Collecteurs is semi-exclusive; anyone can join and post images, but some members are preapproved based on the content of the collection, allowing them to show up in the site’s search function. (Quality matters to the founders: “We don’t want a Mickey Mouse collector showing Donald Duck art,” Oralkan said.) Viewers can search the site—by artist, by collection, by keyword, by hashtag—a feature that Toscano has used to search for other work by the artists he collects—art that might be in other collections.

But not everyone is interested in showing off what they have in vaults or on their walls. “People aren’t necessarily looking for the sharing aspect,” Justin Anthony, one of the founders of a Denver-based company called Artwork Archive, said. Theirs is a cloud-based inventory system, used by artists, collectors and large institutions for organisation and management: Users track what they have and where the works are, along with deeds of title and insurance papers. “I would say there’s kind of a sexy, interesting aspect to this and a practical aspect. The unsexy side, the management side, is a more common itch than the desire to share.”

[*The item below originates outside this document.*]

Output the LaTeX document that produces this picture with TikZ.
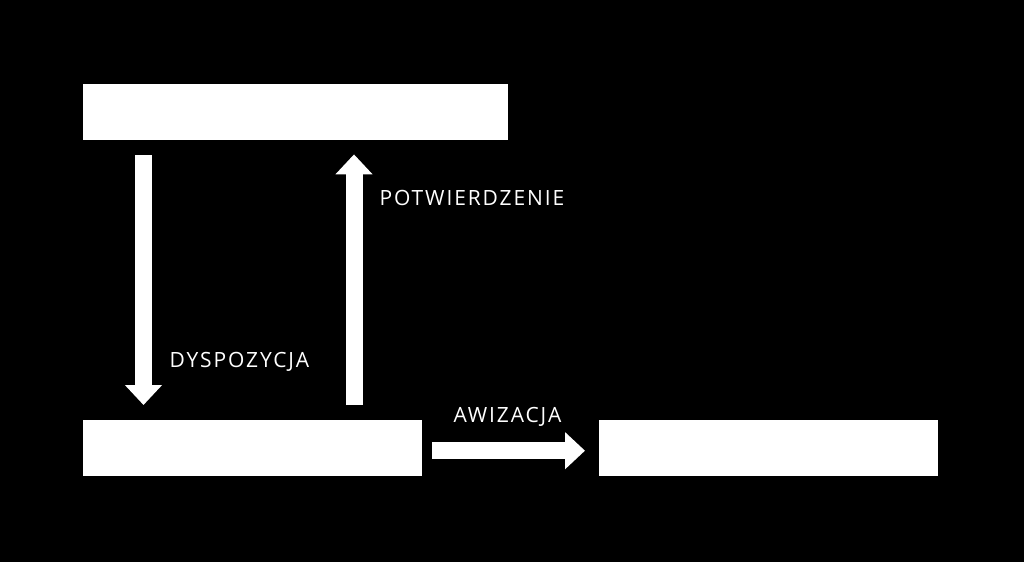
\documentclass[tikz,border=0pt]{standalone}
\usepackage{fontspec}
\usepackage{tikz}
\usetikzlibrary{arrows.meta,positioning}
\newfontfamily\labelfont[LetterSpace=9]{Open Sans}
\definecolor{bg}{HTML}{000000}
\definecolor{paper}{HTML}{FFFFFF}
\tikzset{
  block/.style={fill=paper,draw=none,inner sep=0pt,anchor=north west,minimum height=56pt},
  flow/.style={-{Triangle[length=20pt,width=36pt]},line width=17pt,color=paper},
  tag/.style={text=paper,anchor=west,font=\labelfont\fontsize{21}{24}\selectfont},
}

\begin{document}
\begin{tikzpicture}[x=1pt,y=-1pt]
  \fill[bg] (0,0) rectangle (1024,562);
  \useasboundingbox (0,0) rectangle (1024,562);

  \node[block,minimum width=425pt] (top) at (83,84) {};
  \node[block,minimum width=339pt] (left) at (83,420) {};
  \node[block,minimum width=339pt] (right) at (599,420) {};

  \draw[flow,shorten <=15pt,shorten >=15pt]
    ([xshift=60.5pt]top.south west) -- ([xshift=60.5pt]left.north west);
  \draw[flow,shorten <=15pt,shorten >=14pt]
    ([xshift=271pt]left.north west) -- ([xshift=271pt]top.south west);
  \draw[flow,shorten <=10pt,shorten >=14pt]
    ([yshift=-2.5pt]left.east) -- ([yshift=-2.5pt]right.west);

  \node[tag] (dysp) at (166,362) {DYSPOZYCJA};
  \node[tag] (potw) at (376,198) {POTWIERDZENIE};
  \node[tag] (awiz) at (450,417) {AWIZACJA};
\end{tikzpicture}
\end{document}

Often, in fact, clients would rather their collections not be shared. “We were just dealing with three different political figures who don’t want to draw attention to their wealth, and they wanted to be assured that no one could trace it back to them,” he said. There’s a function on Artwork Archive that enables sharing artwork with the public, but the majority of users keep their collections private or between family and friends.

Varney said he does believe social media will open up the art market and add more transparency. “Things just sort of vanish into private collections,” he said. “When things appear on the market, especially older things that have been off the market forever, it’s almost like a discovery story.”